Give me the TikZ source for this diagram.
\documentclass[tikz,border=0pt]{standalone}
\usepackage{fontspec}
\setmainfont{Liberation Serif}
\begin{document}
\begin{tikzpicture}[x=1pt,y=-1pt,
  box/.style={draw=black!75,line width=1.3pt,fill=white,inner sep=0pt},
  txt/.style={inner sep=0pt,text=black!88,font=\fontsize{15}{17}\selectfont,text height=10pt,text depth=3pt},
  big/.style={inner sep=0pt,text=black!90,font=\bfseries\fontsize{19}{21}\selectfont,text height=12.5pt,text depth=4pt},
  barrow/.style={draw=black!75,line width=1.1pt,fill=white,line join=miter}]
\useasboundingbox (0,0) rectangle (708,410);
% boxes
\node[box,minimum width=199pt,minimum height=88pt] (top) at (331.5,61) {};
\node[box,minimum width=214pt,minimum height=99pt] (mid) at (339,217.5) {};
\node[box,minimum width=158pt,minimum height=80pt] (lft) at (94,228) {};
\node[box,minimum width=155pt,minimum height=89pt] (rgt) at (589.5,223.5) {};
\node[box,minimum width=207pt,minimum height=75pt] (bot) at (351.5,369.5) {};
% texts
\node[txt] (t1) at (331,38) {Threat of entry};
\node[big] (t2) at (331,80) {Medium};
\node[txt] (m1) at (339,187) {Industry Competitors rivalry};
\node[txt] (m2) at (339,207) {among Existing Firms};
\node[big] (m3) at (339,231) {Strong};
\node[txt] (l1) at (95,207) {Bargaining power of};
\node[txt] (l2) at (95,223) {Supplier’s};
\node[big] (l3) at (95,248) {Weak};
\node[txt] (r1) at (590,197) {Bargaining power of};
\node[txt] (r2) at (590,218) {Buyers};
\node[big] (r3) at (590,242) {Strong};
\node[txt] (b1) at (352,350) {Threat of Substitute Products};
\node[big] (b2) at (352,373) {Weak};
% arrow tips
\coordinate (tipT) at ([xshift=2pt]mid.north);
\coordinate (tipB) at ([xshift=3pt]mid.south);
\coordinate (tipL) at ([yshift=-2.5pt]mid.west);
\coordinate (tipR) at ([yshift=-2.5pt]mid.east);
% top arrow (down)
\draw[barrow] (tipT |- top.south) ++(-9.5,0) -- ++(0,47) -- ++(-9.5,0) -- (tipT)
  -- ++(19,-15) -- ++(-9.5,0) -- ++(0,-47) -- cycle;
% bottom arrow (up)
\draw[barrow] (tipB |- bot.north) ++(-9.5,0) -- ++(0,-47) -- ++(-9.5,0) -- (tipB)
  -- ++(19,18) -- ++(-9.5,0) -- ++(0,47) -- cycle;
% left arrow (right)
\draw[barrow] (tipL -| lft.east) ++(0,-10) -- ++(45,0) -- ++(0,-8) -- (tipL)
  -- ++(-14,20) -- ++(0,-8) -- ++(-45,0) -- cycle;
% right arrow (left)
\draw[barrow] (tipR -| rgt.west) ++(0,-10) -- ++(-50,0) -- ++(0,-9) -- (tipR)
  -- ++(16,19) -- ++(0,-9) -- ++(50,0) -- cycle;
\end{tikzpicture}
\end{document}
= = = = =
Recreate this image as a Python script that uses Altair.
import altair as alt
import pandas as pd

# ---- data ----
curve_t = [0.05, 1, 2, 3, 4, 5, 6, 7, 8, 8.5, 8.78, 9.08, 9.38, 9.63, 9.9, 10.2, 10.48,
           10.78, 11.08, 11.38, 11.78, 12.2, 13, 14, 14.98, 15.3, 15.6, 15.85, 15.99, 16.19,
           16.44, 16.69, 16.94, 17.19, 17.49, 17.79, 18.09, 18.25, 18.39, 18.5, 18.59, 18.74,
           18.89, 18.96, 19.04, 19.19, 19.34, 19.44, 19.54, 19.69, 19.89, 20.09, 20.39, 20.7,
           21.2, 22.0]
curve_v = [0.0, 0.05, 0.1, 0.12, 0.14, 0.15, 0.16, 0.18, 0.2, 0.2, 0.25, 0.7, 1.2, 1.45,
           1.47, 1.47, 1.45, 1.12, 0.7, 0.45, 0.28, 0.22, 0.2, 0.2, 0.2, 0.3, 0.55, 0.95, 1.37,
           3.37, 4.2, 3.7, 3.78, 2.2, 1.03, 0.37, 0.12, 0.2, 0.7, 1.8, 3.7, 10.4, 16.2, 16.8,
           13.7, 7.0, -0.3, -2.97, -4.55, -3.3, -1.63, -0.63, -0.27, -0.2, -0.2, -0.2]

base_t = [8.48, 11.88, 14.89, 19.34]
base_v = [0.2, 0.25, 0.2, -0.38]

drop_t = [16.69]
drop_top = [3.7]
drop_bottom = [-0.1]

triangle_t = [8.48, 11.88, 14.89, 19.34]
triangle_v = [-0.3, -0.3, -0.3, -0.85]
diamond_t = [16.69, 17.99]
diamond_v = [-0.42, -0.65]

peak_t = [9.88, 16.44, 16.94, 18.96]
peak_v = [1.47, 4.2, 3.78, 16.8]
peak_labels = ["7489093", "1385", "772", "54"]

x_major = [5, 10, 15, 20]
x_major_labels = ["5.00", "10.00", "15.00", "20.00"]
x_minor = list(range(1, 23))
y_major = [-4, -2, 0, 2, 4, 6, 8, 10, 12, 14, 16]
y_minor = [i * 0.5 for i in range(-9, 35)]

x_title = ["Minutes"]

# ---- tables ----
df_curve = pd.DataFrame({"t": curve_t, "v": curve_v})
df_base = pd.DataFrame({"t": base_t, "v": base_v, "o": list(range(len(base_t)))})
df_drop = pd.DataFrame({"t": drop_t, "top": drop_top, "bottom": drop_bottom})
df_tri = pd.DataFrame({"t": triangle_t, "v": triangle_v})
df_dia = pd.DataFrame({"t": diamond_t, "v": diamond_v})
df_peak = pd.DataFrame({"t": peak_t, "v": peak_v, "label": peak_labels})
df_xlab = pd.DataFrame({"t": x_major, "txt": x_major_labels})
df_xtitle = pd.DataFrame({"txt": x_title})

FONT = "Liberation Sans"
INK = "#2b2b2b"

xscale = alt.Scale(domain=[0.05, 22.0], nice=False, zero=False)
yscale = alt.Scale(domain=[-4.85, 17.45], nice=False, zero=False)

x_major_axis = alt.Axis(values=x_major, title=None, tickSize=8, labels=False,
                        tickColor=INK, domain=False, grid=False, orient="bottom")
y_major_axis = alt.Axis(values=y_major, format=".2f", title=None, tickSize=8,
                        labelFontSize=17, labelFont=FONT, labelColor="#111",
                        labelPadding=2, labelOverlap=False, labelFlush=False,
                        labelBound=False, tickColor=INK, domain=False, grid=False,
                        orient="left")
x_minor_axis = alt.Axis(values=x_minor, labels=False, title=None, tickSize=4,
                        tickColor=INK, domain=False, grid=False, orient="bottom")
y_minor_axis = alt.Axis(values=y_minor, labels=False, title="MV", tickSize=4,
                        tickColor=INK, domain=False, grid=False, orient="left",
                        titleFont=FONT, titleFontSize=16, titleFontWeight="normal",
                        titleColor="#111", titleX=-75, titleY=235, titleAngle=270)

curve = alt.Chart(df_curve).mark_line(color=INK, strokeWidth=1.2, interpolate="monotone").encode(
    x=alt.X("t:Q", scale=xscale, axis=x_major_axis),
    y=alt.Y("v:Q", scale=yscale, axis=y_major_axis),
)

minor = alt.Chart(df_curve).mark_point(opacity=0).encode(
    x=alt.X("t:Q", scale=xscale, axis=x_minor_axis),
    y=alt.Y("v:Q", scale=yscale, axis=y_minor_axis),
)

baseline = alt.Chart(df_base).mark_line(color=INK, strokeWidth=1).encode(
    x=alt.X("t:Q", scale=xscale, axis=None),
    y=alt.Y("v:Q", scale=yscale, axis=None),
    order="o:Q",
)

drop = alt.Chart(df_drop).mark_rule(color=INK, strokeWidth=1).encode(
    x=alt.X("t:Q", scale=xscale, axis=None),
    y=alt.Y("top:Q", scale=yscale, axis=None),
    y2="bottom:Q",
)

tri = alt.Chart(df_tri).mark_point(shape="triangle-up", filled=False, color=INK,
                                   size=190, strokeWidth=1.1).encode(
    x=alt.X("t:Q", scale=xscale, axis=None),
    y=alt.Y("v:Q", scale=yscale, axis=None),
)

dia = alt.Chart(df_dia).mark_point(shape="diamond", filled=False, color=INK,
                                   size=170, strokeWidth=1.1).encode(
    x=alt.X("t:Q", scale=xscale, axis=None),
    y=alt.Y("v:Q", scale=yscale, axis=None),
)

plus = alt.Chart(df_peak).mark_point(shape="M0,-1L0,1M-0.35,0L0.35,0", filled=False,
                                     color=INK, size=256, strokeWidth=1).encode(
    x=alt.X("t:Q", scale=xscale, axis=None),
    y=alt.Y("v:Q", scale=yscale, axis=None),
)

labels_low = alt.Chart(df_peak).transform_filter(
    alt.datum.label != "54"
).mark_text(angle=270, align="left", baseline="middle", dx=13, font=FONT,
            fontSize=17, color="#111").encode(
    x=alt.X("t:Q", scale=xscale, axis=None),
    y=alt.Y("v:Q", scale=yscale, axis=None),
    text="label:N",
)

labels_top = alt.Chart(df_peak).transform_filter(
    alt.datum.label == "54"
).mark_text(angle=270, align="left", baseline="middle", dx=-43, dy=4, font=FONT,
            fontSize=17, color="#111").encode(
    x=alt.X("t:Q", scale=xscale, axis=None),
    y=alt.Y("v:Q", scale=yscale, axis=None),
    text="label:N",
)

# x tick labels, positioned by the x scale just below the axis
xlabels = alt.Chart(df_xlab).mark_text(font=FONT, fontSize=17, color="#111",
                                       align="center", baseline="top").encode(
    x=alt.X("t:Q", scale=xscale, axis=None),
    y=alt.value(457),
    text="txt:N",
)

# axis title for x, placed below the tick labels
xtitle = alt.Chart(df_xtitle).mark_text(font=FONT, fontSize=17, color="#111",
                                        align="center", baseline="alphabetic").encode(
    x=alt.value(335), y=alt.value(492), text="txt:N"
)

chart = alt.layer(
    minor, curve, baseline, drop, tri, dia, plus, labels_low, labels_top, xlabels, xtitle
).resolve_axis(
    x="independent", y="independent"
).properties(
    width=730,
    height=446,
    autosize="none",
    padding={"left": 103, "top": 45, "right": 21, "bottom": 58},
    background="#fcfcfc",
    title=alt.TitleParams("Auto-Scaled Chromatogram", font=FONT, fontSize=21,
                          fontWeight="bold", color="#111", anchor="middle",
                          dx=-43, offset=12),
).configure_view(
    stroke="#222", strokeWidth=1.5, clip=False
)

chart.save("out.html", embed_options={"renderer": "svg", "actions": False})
= = = = =
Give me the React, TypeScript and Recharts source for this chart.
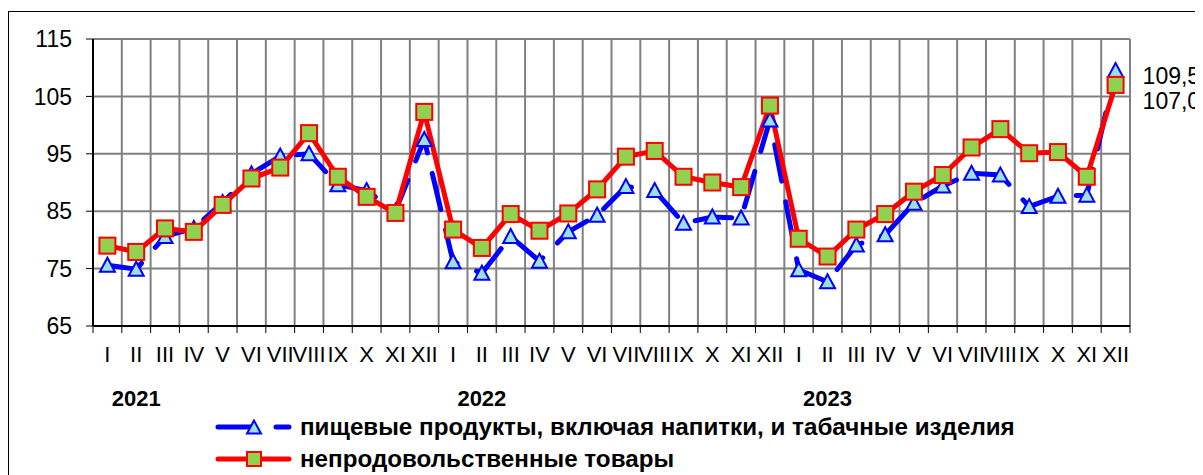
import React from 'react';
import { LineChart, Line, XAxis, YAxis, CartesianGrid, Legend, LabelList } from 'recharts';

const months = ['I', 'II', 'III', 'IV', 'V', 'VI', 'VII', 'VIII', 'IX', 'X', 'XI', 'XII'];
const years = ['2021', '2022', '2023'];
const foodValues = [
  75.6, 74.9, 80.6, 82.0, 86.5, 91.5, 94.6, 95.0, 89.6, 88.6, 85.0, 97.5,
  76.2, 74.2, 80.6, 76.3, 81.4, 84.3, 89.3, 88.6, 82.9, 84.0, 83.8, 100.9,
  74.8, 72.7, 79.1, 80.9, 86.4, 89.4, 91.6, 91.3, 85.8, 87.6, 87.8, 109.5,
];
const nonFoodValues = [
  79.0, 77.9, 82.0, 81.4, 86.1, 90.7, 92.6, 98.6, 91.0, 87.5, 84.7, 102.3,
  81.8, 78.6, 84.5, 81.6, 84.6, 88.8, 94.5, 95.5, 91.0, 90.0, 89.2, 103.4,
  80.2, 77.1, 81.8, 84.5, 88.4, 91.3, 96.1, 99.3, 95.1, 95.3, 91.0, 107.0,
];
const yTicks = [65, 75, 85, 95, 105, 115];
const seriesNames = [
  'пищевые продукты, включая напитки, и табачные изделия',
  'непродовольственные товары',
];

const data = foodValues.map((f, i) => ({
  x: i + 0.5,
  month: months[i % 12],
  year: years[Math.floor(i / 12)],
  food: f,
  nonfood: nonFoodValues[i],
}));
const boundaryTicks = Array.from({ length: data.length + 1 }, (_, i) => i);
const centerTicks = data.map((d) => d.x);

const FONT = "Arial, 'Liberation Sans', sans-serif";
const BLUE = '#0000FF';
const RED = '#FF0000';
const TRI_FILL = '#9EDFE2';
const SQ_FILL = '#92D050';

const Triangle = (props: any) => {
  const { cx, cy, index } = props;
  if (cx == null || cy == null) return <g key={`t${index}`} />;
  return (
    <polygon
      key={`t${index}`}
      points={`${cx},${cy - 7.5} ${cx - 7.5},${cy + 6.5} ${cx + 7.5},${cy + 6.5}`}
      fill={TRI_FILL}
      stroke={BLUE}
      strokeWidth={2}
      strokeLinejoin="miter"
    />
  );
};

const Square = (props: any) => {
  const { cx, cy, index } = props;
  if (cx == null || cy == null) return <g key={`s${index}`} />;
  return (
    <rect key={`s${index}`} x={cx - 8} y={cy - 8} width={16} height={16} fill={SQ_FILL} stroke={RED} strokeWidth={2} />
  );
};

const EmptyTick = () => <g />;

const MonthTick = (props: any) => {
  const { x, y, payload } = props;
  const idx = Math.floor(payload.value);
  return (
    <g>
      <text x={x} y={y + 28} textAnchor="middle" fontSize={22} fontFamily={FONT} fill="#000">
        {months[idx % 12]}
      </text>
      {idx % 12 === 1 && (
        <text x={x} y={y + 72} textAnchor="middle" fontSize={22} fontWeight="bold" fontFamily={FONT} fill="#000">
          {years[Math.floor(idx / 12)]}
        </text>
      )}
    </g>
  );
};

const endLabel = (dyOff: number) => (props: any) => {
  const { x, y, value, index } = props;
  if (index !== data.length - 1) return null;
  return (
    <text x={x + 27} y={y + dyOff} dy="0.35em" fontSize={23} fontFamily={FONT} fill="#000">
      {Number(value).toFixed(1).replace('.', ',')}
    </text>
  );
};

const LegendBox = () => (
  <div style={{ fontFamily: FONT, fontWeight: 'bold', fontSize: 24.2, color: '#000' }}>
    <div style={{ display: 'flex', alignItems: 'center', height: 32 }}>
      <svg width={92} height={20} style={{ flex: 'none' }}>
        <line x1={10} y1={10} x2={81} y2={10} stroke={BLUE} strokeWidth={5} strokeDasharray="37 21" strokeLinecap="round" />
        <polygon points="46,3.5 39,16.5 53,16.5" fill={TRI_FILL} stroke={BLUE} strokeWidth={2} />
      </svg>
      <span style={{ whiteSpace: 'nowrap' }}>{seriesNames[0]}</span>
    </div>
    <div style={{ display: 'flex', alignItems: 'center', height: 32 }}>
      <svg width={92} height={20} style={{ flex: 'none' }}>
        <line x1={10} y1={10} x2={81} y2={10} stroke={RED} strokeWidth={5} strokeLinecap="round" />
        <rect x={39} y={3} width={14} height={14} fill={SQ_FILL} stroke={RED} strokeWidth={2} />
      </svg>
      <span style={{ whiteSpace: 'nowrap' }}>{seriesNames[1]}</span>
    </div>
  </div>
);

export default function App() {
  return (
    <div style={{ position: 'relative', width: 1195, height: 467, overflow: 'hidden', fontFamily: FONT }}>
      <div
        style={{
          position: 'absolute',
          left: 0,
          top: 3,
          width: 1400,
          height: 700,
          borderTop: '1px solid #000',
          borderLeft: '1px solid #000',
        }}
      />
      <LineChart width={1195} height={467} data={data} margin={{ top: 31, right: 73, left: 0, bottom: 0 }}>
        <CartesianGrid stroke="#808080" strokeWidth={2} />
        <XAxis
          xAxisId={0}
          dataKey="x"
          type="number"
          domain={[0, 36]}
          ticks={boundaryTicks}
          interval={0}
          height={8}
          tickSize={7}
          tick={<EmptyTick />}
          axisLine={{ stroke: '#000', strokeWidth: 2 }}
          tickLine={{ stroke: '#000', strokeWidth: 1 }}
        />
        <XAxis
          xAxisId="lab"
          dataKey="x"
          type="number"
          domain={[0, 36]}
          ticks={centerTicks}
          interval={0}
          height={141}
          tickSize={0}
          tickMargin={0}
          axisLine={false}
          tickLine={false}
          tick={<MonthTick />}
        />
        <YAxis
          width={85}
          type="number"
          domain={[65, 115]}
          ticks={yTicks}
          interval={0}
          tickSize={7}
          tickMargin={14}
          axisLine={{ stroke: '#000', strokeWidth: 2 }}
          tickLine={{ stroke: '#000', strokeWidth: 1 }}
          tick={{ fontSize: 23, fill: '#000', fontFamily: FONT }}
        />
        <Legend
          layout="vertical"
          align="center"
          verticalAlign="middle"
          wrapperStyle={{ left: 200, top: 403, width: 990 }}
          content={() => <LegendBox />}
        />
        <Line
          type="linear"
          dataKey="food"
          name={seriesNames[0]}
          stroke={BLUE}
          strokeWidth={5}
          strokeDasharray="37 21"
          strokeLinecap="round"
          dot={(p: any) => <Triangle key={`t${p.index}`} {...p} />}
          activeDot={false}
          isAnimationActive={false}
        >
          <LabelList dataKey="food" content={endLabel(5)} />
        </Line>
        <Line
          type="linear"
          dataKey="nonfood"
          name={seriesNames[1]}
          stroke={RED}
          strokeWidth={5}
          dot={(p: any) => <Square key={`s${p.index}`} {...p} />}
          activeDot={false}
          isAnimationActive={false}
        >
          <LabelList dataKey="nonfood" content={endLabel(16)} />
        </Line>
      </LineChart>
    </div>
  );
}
= = = = =
● **Written task**
Taking the material above, give again exactly the lines from the one holding "Give me the React, TypeScript" through the one holding "const centerTicks = data.map((d) => d.x);", with both ends and without pictures.

● **Task response**
Give me the React, TypeScript and Recharts source for this chart.
import React from 'react';
import { LineChart, Line, XAxis, YAxis, CartesianGrid, Legend, LabelList } from 'recharts';

const months = ['I', 'II', 'III', 'IV', 'V', 'VI', 'VII', 'VIII', 'IX', 'X', 'XI', 'XII'];
const years = ['2021', '2022', '2023'];
const foodValues = [
  75.6, 74.9, 80.6, 82.0, 86.5, 91.5, 94.6, 95.0, 89.6, 88.6, 85.0, 97.5,
  76.2, 74.2, 80.6, 76.3, 81.4, 84.3, 89.3, 88.6, 82.9, 84.0, 83.8, 100.9,
  74.8, 72.7, 79.1, 80.9, 86.4, 89.4, 91.6, 91.3, 85.8, 87.6, 87.8, 109.5,
];
const nonFoodValues = [
  79.0, 77.9, 82.0, 81.4, 86.1, 90.7, 92.6, 98.6, 91.0, 87.5, 84.7, 102.3,
  81.8, 78.6, 84.5, 81.6, 84.6, 88.8, 94.5, 95.5, 91.0, 90.0, 89.2, 103.4,
  80.2, 77.1, 81.8, 84.5, 88.4, 91.3, 96.1, 99.3, 95.1, 95.3, 91.0, 107.0,
];
const yTicks = [65, 75, 85, 95, 105, 115];
const seriesNames = [
  'пищевые продукты, включая напитки, и табачные изделия',
  'непродовольственные товары',
];

const data = foodValues.map((f, i) => ({
  x: i + 0.5,
  month: months[i % 12],
  year: years[Math.floor(i / 12)],
  food: f,
  nonfood: nonFoodValues[i],
}));
const boundaryTicks = Array.from({ length: data.length + 1 }, (_, i) => i);
const centerTicks = data.map((d) => d.x);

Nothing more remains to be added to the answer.